Should we just pack our vision, display it to the world and see if it resonates on people who have knowledge in such areas required to achieve it?
Or should we simply drop it, and move on to the next one?
I.e. it's no big deal if you don't wrap your identity around it. My self criticism was all about being able to grind well enough with my colleagues to finish some of the ideas rather than my tendency to go off and have more.
As they use to say in the 60s "Keep on a truckin'"
What are some resources to learn more about the 90% of programming ideas created at PARC that did not come out? Which do you think hold the most potential for the future?
Also, take a look at the article I wrote for Scientific American in September 1984 "Software" that talks about organizations of active objects as "tissue programming"
Fortunately, it looks like the PDF is now linked from the talk: https://www.dropbox.com/s/knngq11tzdi0tdh/Alan%20Kay%20-%20T...
I didn't. I missed where you gave the title of your handout, though of course I did hear the description and much that followed.
What enlightened times we live in, such that a student can fail to give a teacher his undivided attention not just in the classroom but at a great distance.
Thanks very much for sharing all this.
(This is not to ding you for this, but to acknowledge that you are helping to make an important point for our times.)
I've been amazed and depressed to find that CS majors in major universities have vaguely heard of Doug Engelbart but virtually none have taken the trouble to type "Engelbart" into Google and follow up on the first 5 hits. (Depressing, because we put in a lot of effort back when things were much more difficult to get most people in the world within a few typed characters and button clicks of most of the important ideas and knowledge in the world -- but ... ?????)
A critical part of that thought process was the idea of using Carl Hewitt's PLANNER ideas as the interface to objects -- that was done around 1970, and we used some of it in the first Smalltalk (72).
He reminded me of this anecdote: In an intro to Anthropology video on Stanford's YouTube channel. The professor passed out a questionnaire that included, "Why are you taking this class?". Someone wrote, "Yes". I expected that kind of response in my biz classes @ CUNY, but not @ Stanford.
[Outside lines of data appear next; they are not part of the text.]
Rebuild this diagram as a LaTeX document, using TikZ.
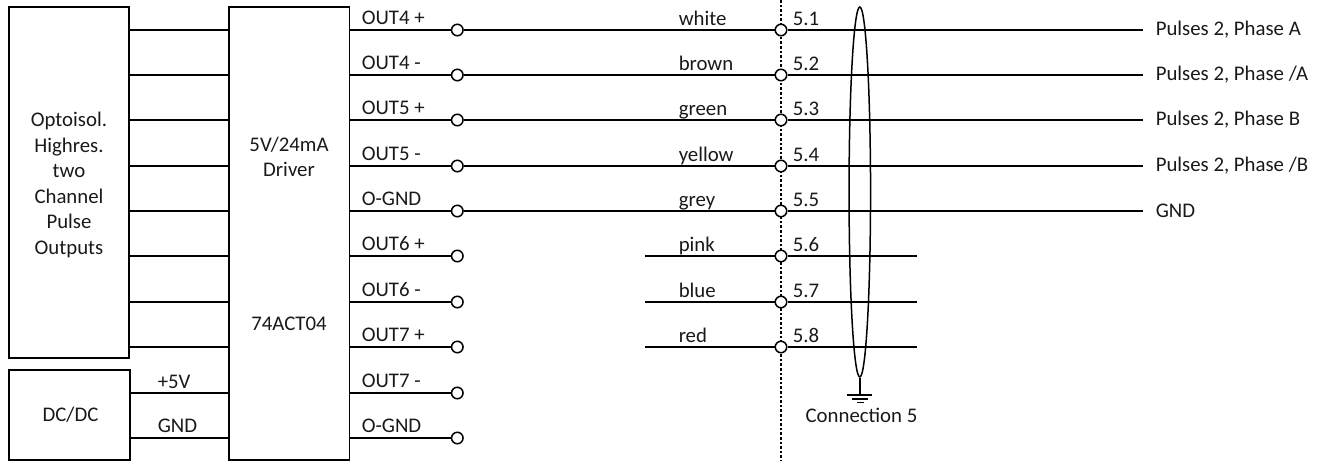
\documentclass[tikz,border=0pt]{standalone}
\usepackage{fontspec}
\setmainfont{Carlito}
\usetikzlibrary{shapes.geometric}
\begin{document}
\begin{tikzpicture}[x=1pt,y=-1pt,line width=1.5pt,
  txt/.style={inner sep=0pt,font=\fontsize{20.8}{25.6}\selectfont,text=black!90},
  wlabel/.style={txt,anchor=base west},
  boxshape/.style={draw,inner sep=0pt,minimum width=0pt,align=center},
  term/.style={circle,draw,fill=white,inner sep=0pt,minimum size=11.5pt,line width=1.5pt}]
\useasboundingbox (0,0) rectangle (1331,461);
% dashed connector line
\coordinate (ct) at (781,0);
\coordinate (cb) at (781,461);
\draw[line width=1.2pt,dash pattern=on 2.6pt off 2pt] (ct) -- (cb);
% boxes
\node[boxshape,minimum width=120pt,minimum height=351pt] (opto) at (69,182.5) {};
\node[boxshape,minimum width=121pt,minimum height=90pt] (dc) at (69.5,415) {};
\node[boxshape,minimum width=120.5pt,minimum height=453pt] (drv) at (289,233.5) {};
\node[txt,align=center] at (69,185) {Optoisol.\\Highres.\\two\\Channel\\Pulse\\Outputs};
\node[txt] at (70.5,415) {DC/DC};
\node[txt,align=center] at (289,157) {5V/24mA\\Driver};
\node[txt] at (289,323.5) {74ACT04};
% reference columns
\coordinate (xo) at (1155,0);
\coordinate (xe) at (1143,0);
\coordinate (xs) at (645,0);
\coordinate (xr) at (917,0);
% rows
\foreach \i/\lab in {0/OUT4 +,1/OUT4 -,2/OUT5 +,3/OUT5 -,4/O-GND,5/OUT6 +,6/OUT6 -,7/OUT7 +,8/OUT7 -,9/O-GND}{
  \pgfmathsetmacro{\yy}{round(29.7+45.35*\i)}
  \node[term] (a\i) at (457.3,\yy) {};
  \coordinate (ds\i) at (drv.west |- a\i);
  \coordinate (de\i) at (drv.east |- a\i);
  \draw (de\i) -- (a\i);
  \node[wlabel] at (361,\yy-5.2) {\lab};
}
\foreach \i in {0,...,7}{
  \coordinate (os\i) at (opto.east |- a\i);
  \draw (os\i) -- (ds\i);
}
\coordinate (ds) at (dc.east |- a8);
\coordinate (dg) at (dc.east |- a9);
\draw (ds) -- (ds8);
\draw (dg) -- (ds9);
\node[wlabel] at (157,388) {+5V};
\node[wlabel] at (157,432) {GND};
% connector terminals
\foreach \i/\num/\col in {0/5.1/white,1/5.2/brown,2/5.3/green,3/5.4/yellow,4/5.5/grey,5/5.6/pink,6/5.7/blue,7/5.8/red}{
  \pgfmathsetmacro{\yy}{round(29.7+45.35*\i)}
  \node[term] (c\i) at (781,\yy) {};
  \node[wlabel] at (678,\yy-5) {\col};
  \node[wlabel] at (792,\yy-5) {\num};
}
% wires through to outputs
\foreach \i/\lab in {0/{Pulses 2, Phase A},1/{Pulses 2, Phase /A},2/{Pulses 2, Phase B},3/{Pulses 2, Phase /B},4/GND}{
  \node[txt,anchor=west] (o\i) at (xo |- a\i) {\lab};
  \coordinate (oe\i) at (xe |- a\i);
  \draw (a\i) -- (c\i);
  \draw (c\i) -- (oe\i);
}
\foreach \i in {5,6,7}{
  \coordinate (ls\i) at (xs |- c\i);
  \coordinate (le\i) at (xr |- c\i);
  \draw (ls\i) -- (c\i);
  \draw (c\i) -- (le\i);
}
% cable shield
\node[draw,ellipse,inner sep=0pt,minimum width=21.5pt,minimum height=370pt] (shield) at (859.8,192) {};
\coordinate (gnd) at (859.8,395);
\draw (shield.south) -- (gnd);
\draw (847,395) -- (872,395);
\draw (852,399) -- (868,399);
\draw (857,402.7) -- (864,402.7);
\node[txt] at (861.5,415) {Connection 5};
\end{tikzpicture}
\end{document}
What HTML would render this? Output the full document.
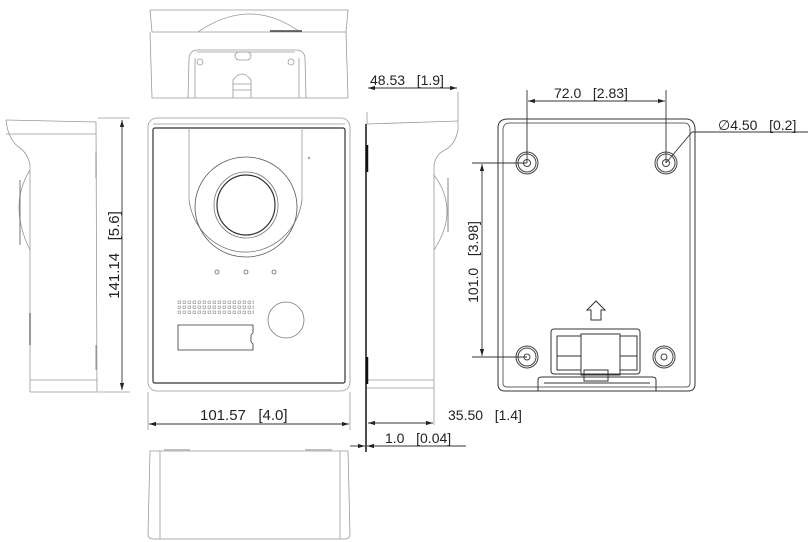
<!DOCTYPE html>
<html><head><meta charset="utf-8"><style>
html,body{margin:0;padding:0;background:#fff;}
svg{display:block;}
text{font-family:"Liberation Sans",sans-serif;font-size:14px;fill:#222;}
</style></head><body>
<svg width="809" height="542" viewBox="0 0 809 542" xmlns="http://www.w3.org/2000/svg">
<defs>
<marker id="a" viewBox="0 0 10 6" refX="10" refY="3" markerWidth="8" markerHeight="5" orient="auto-start-reverse"><path d="M0,0 L10,3 L0,6 z" fill="#222"/></marker>
<pattern id="dots" x="177" y="300" width="5" height="5" patternUnits="userSpaceOnUse"><rect x="1" y="1" width="2.5" height="2.5" fill="none" stroke="#888" stroke-width="0.6"/></pattern>
</defs>
<g fill="none" stroke="#999" stroke-width="0.8">
<!-- TOP VIEW -->
<path d="M150,10 L348,10 L346,32 L152,32 Z"/>
<path d="M150,32 L152,98 L348,98 L346,32"/>
<path d="M198,32 Q250,-4 300,32"/>
<line x1="270" y1="31" x2="302" y2="31" stroke="#444" stroke-width="1.5"/>
<path d="M188,98 L189,58 Q190,50 198,50 L296,50 Q304,50 305,58 L306,98"/>
<path d="M195,98 L195,58 M299,98 L299,58"/>
<line x1="197" y1="52" x2="295" y2="52"/>
<circle cx="200" cy="62" r="3"/><circle cx="291" cy="62" r="3"/>
<rect x="235" y="52" width="16" height="8" rx="4"/>
<path d="M233,98 L233,80 Q242,68 251,80 L251,98 M233,84 L251,84 M233,90 L251,90"/>
<!-- FRONT VIEW -->
<rect x="148" y="118" width="202" height="273" rx="9"/>
<rect x="153" y="128" width="192" height="255" rx="2" stroke="#333" stroke-width="1.2"/>
<path d="M153,124 L345,124"/>
<line x1="189" y1="128" x2="189" y2="200"/><line x1="302" y1="128" x2="302" y2="200"/>
<path d="M189,200 A57,60 0 0 0 302,200" stroke="#777"/>
<ellipse cx="246" cy="207" rx="51" ry="50" stroke="#555"/>
<ellipse cx="246" cy="205" rx="29" ry="30" stroke="#333" stroke-width="1.2"/>
<ellipse cx="246" cy="205" rx="32" ry="33" stroke="#777"/>
<circle cx="217" cy="272" r="2" stroke="#666"/><circle cx="246" cy="272" r="2" stroke="#666"/><circle cx="274" cy="272" r="2" stroke="#666"/>
<rect x="177" y="300" width="77" height="15" fill="url(#dots)" stroke="none"/>
<circle cx="286" cy="320" r="18" stroke="#777"/>
<path d="M178,325 L253,325 L253,333 L251,335 L251,342 L253,344 L253,350 L178,350 Z" stroke="#333"/>
<circle cx="309" cy="158" r="0.8"/>
<!-- LEFT SIDE VIEW -->
<path d="M6,120 L96,122 L97,392 L30,392"/>
<path d="M6,120 Q8,140 20,148 Q28,154 30,165 L30,392"/>
<path d="M30,170 Q8,205 30,250"/>
<line x1="20" y1="180" x2="20" y2="245" stroke="#555"/>
<line x1="30" y1="313" x2="30" y2="345" stroke="#777" stroke-width="1.5"/>
<line x1="96" y1="152" x2="96" y2="178" stroke="#777"/><line x1="96" y1="345" x2="96" y2="370" stroke="#777"/>
<line x1="30" y1="380" x2="97" y2="380"/>
<line x1="6" y1="134" x2="96" y2="134"/>
<!-- RIGHT SIDE VIEW -->
<path d="M367,124 L458,121 L458,130 Q455,145 445,150 Q436,154 434,165 L434,388 L367,388"/>
<path d="M434,175 Q460,210 434,250"/>
<line x1="448" y1="178" x2="448" y2="232" stroke="#666"/>
<line x1="367" y1="380" x2="434" y2="380"/>
<line x1="434" y1="388" x2="434" y2="425"/>
<line x1="367" y1="112" x2="367" y2="124"/>
<line x1="458" y1="92" x2="458" y2="121"/>
<!-- BOTTOM VIEW -->
<path d="M150,451 L348,451 L350,535 Q349,539 345,539 L153,539 Q149,539 148,535 Z"/>
<line x1="160" y1="451" x2="160" y2="539"/><line x1="340" y1="451" x2="340" y2="539"/>
<line x1="164" y1="450" x2="190" y2="450" stroke="#bbb" stroke-width="2"/><line x1="305" y1="450" x2="332" y2="450" stroke="#bbb" stroke-width="2"/>
<!-- extension lines -->
<line x1="148" y1="392" x2="148" y2="430"/><line x1="350" y1="392" x2="350" y2="430"/>
<line x1="98" y1="118" x2="130" y2="118"/><line x1="98" y1="392" x2="130" y2="392"/>
</g>
<g fill="none" stroke="#333" stroke-width="1">
<!-- back view -->
<path d="M508,119 L686,119 Q694,119 695,128 L695,384 Q695,391 688,391 L505,391 Q498,391 498,384 L498,128 Q498,119 508,119 Z"/>
<path d="M510,123 L684,123 Q690,123 690,130 L690,383 Q690,387 686,387 L507,387 Q503,387 503,383 L503,130 Q503,123 510,123 Z" stroke="#666"/>
<g stroke="#444">
<circle cx="527" cy="163" r="11"/><circle cx="527" cy="163" r="9"/><circle cx="527" cy="163" r="3.5"/>
<circle cx="666" cy="163" r="11"/><circle cx="666" cy="163" r="9"/><circle cx="666" cy="163" r="3.5"/>
<circle cx="527" cy="357" r="11"/><circle cx="527" cy="357" r="9"/><circle cx="527" cy="357" r="3"/>
<circle cx="664" cy="357" r="11"/><circle cx="664" cy="357" r="9"/><circle cx="664" cy="357" r="3"/>
</g>
<path d="M591,320 L591,310 L587,310 L596,301 L605,310 L601,310 L601,320 Z"/>
<rect x="551" y="329" width="89" height="45" rx="3"/>
<rect x="557" y="336" width="24" height="34"/><rect x="620" y="336" width="17" height="34"/>
<line x1="557" y1="356" x2="581" y2="356"/><line x1="620" y1="356" x2="637" y2="356"/>
<rect x="581" y="334" width="39" height="41"/>
<rect x="584" y="370" width="24" height="11"/>
<path d="M538,391 L538,380 Q538,377 542,377 L652,377 Q656,377 656,380 L656,391"/>
<line x1="544" y1="383" x2="650" y2="383"/>
<!-- thick left edge of right side view -->
<line x1="366" y1="124" x2="366" y2="452" stroke="#222" stroke-width="1.6"/>
<line x1="367" y1="145" x2="367" y2="172" stroke="#111" stroke-width="2.5"/>
<line x1="367" y1="357" x2="367" y2="384" stroke="#111" stroke-width="2.5"/>
</g>
<!-- DIMENSIONS -->
<g stroke="#333" stroke-width="0.9" fill="none">
<line x1="122" y1="120" x2="122" y2="390" marker-start="url(#a)" marker-end="url(#a)"/>
<line x1="149" y1="424" x2="349" y2="424" marker-start="url(#a)" marker-end="url(#a)"/>
<line x1="368" y1="88" x2="457" y2="88" marker-start="url(#a)" marker-end="url(#a)"/>
<line x1="368" y1="423" x2="433" y2="423" marker-start="url(#a)" marker-end="url(#a)"/>
<line x1="350" y1="446" x2="365" y2="446" marker-end="url(#a)"/>
<line x1="385" y1="446" x2="367" y2="446" marker-end="url(#a)"/>
<line x1="385" y1="446" x2="466" y2="446"/>
<line x1="527" y1="90" x2="527" y2="163"/><line x1="666" y1="90" x2="666" y2="163"/>
<line x1="528" y1="101" x2="665" y2="101" marker-start="url(#a)" marker-end="url(#a)"/>
<line x1="666" y1="163" x2="692" y2="132"/><line x1="692" y1="132" x2="808" y2="132"/>
<line x1="472" y1="163" x2="527" y2="163"/><line x1="472" y1="357" x2="527" y2="357"/>
<line x1="482" y1="164" x2="482" y2="356" marker-start="url(#a)" marker-end="url(#a)"/>
</g>
<text x="200" y="420" style="font-size:15px">101.57&#160;&#160;&#160;[4.0]</text>
<text transform="translate(119,255) rotate(-90)" text-anchor="middle" style="font-size:15px">141.14&#160;&#160;&#160;[5.6]</text>
<text x="370" y="85">48.53&#160;&#160;&#160;[1.9]</text>
<text x="448" y="420">35.50&#160;&#160;&#160;[1.4]</text>
<text x="385" y="443">1.0&#160;&#160;&#160;[0.04]</text>
<text x="554" y="98">72.0&#160;&#160;&#160;[2.83]</text>
<text x="718" y="130">&#8709;4.50&#160;&#160;&#160;[0.2]</text>
<text transform="translate(478,262) rotate(-90)" text-anchor="middle">101.0&#160;&#160;&#160;[3.98]</text>
</svg>
</body></html>
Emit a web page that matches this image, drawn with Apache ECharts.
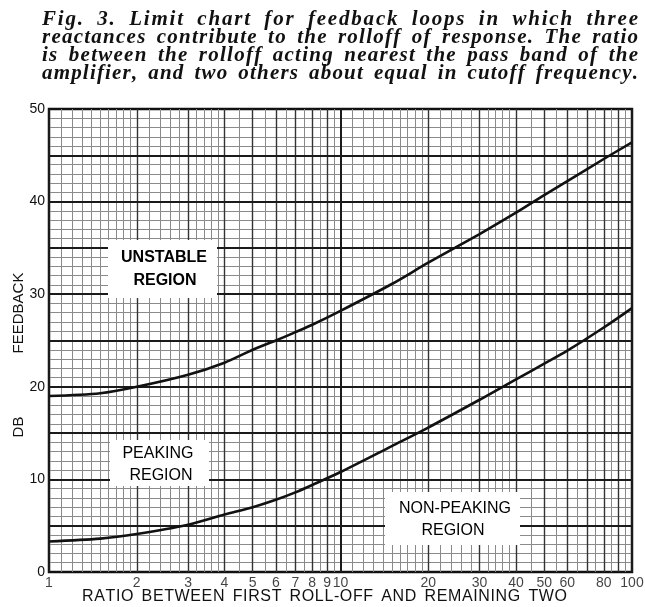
<!DOCTYPE html>
<html>
<head>
<meta charset="utf-8">
<script src="https://cdn.jsdelivr.net/npm/echarts@6/dist/echarts.min.js"></script>
<style>
  html, body { margin: 0; padding: 0; background: #fff; }
  #main { width: 645px; height: 607px; }
</style>
</head>
<body>
<div id="main"></div>
<script>
// ratio between first roll-off and the remaining two
var ratio = [1, 1.5, 2, 3, 4, 5, 6, 7, 8, 10, 15, 20, 30, 40, 50, 60, 80, 100];
// upper curve: limit of stability (DB feedback)
var unstableLimit = [19.0, 19.3, 20.0, 21.3, 22.6, 24.0, 25.0, 25.9, 26.7, 28.2, 31.1, 33.4, 36.5, 38.8, 40.7, 42.2, 44.6, 46.4];
// lower curve: limit of peaking (DB feedback)
var peakingLimit = [3.3, 3.6, 4.1, 5.1, 6.2, 7.0, 7.8, 8.6, 9.4, 10.8, 13.6, 15.6, 18.6, 20.8, 22.5, 23.9, 26.4, 28.5];

var xTickLabels = [1, 2, 3, 4, 5, 6, 7, 8, 9, 10, 20, 30, 40, 50, 60, 80, 100];
var yTickLabels = [0, 10, 20, 30, 40, 50];

var titleLines = [
  'Fig. 3. Limit chart for feedback loops in which three',
  'reactances contribute to the rolloff of response. The ratio',
  'is between the rolloff acting nearest the pass band of the',
  'amplifier, and two others about equal in cutoff frequency.'
];

// graph paper rulings
var xFine = [], xMid = [], xHeavy = [1, 10, 100];
[1, 10].forEach(function (d) {
  for (var i = 1; i < 10; i++) xFine.push(+(d * (1 + i / 10)).toFixed(2));
  for (var v = 2.2; v < 4; v += 0.2) { if (Math.abs(v - Math.round(v)) > 1e-6) xFine.push(+(d * v).toFixed(2)); }
  for (var v = 4.5; v < 10; v += 1) xFine.push(d * v);
  for (var k = 2; k < 10; k++) xMid.push(d * k);
});
var yFine = [], yMid = [];
for (var i = 1; i < 50; i++) {
  if (i % 5 === 0) yMid.push(i);
  else yFine.push(i);
}

function rulings(xs, ys, color, width, z) {
  var data = xs.map(function (v) { return { xAxis: v }; })
    .concat(ys.map(function (v) { return { yAxis: v }; }));
  return {
    type: 'line', data: [], z: z, silent: true,
    markLine: {
      silent: true, animation: false, symbol: ['none', 'none'],
      label: { show: false }, emphasis: { disabled: true },
      lineStyle: { color: color, width: width, type: 'solid' },
      data: data
    }
  };
}

// spread a line of type between two x positions, like the printed caption
var ctx = document.createElement('canvas').getContext('2d');
function justify(text, font, left, right, y, spaceWeight) {
  ctx.font = font;
  var chars = text.split('');
  var widths = chars.map(function (c) { return ctx.measureText(c).width; });
  var total = widths.reduce(function (a, b) { return a + b; }, 0);
  var units = 0;
  chars.forEach(function (c, i) { if (i < chars.length - 1) units += c === ' ' ? spaceWeight : 1; });
  var unit = (right - left - total) / units;
  var x = left, out = [];
  chars.forEach(function (c, i) {
    if (c !== ' ') {
      out.push({ type: 'text', x: x, y: y, silent: true,
        style: { text: c, font: font, fill: '#111', align: 'left', verticalAlign: 'middle' } });
    }
    x += widths[i] + (c === ' ' ? spaceWeight : 1) * unit;
  });
  return out;
}

var titleFont = 'italic bold 21px "Liberation Serif"';
var graphics = [];
var titleY = [20, 38, 56, 74];
titleLines.forEach(function (t, i) {
  graphics = graphics.concat(justify(t, titleFont, 42, 638, titleY[i], 4));
});
graphics = graphics.concat(justify('RATIO BETWEEN FIRST ROLL-OFF AND REMAINING TWO',
  '16px "Liberation Sans"', 82, 567, 597, 5));

function box(x, y, w, h) {
  return { type: 'rect', shape: { x: x, y: y, width: w, height: h }, z: 50, silent: true,
    style: { fill: '#fff' } };
}
function label(text, x, y, weight) {
  return { type: 'text', x: x, y: y, z: 51, silent: true,
    style: { text: text, font: weight + ' 16px "Liberation Sans"', fill: '#000',
      align: 'center', verticalAlign: 'middle' } };
}
graphics.push(box(108, 240, 109, 58), label('UNSTABLE', 164, 258, 'bold'), label('REGION', 165, 281, 'bold'));
graphics.push(box(110, 440, 99, 46), label('PEAKING', 158, 454, '500'), label('REGION', 161, 476, '500'));
graphics.push(box(385, 492, 135, 53), label('NON-PEAKING', 455, 509, '500'), label('REGION', 453, 531, '500'));
graphics.push({ type: 'text', x: 19, y: 313, rotation: Math.PI / 2, silent: true,
  style: { text: 'FEEDBACK', font: '15px "Liberation Sans"', fill: '#111', align: 'center', verticalAlign: 'middle' } });
graphics.push({ type: 'text', x: 19, y: 427, rotation: Math.PI / 2, silent: true,
  style: { text: 'DB', font: '15px "Liberation Sans"', fill: '#111', align: 'center', verticalAlign: 'middle' } });

var chart = echarts.init(document.getElementById('main'));
chart.setOption({
  animation: false,
  backgroundColor: '#fff',
  grid: { left: 49, right: 13, top: 109, bottom: 35, show: true, borderColor: '#111', borderWidth: 2.5, backgroundColor: 'transparent' },
  xAxis: {
    type: 'log', logBase: 10, min: 1, max: 100,
    axisLine: { show: false }, axisTick: { show: false },
    axisLabel: { show: false }, splitLine: { show: false }
  },
  yAxis: {
    type: 'value', min: 0, max: 50, interval: 10,
    axisLine: { show: false }, axisTick: { show: false }, splitLine: { show: false },
    axisLabel: {
      margin: 4, color: '#111', fontSize: 14, fontFamily: 'Liberation Sans',
      formatter: function (v) { return yTickLabels.indexOf(v) >= 0 ? String(v) : ''; }
    }
  },
  graphic: graphics,
  series: [
    rulings(xFine, yFine, '#8a8a8a', 1, 1),
    rulings(xMid, [], '#333', 1.4, 2),
    rulings(xHeavy, yMid, '#1a1a1a', 2, 3),
    {
      type: 'line', data: ratio.map(function (r, i) { return [r, unstableLimit[i]]; }),
      smooth: 0.3, symbol: 'none', z: 10, lineStyle: { color: '#111', width: 2.6 }
    },
    {
      type: 'line', data: ratio.map(function (r, i) { return [r, peakingLimit[i]]; }),
      smooth: 0.3, symbol: 'none', z: 10, lineStyle: { color: '#111', width: 2.6 }
    },
    {
      type: 'scatter', clip: false, silent: true, symbolSize: 1, z: 5,
      itemStyle: { color: 'rgba(0,0,0,0)' },
      data: xTickLabels.map(function (v) { return [v, 0]; }),
      label: {
        show: true, position: 'bottom', distance: 4, color: '#111', fontSize: 14, fontFamily: 'Liberation Sans',
        formatter: function (p) { return String(p.value[0]); }
      }
    }
  ]
});
</script>
</body>
</html>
Especially, in an Anthropology class.
Please try to be more diligent about what you are complaining about. It's clear that I didn't mean remotely what you imply.
Why wouldn't you take the trouble to check your memory before writing the above?
I enjoyed the hell out of both videos and will be watching them again because there was so much to unpack there. I didn't send an email because it's intimidating to email someone who has affected my life in so many ways, but I will take this opportunity to thank you for your work and for sharing your ideas in these videos.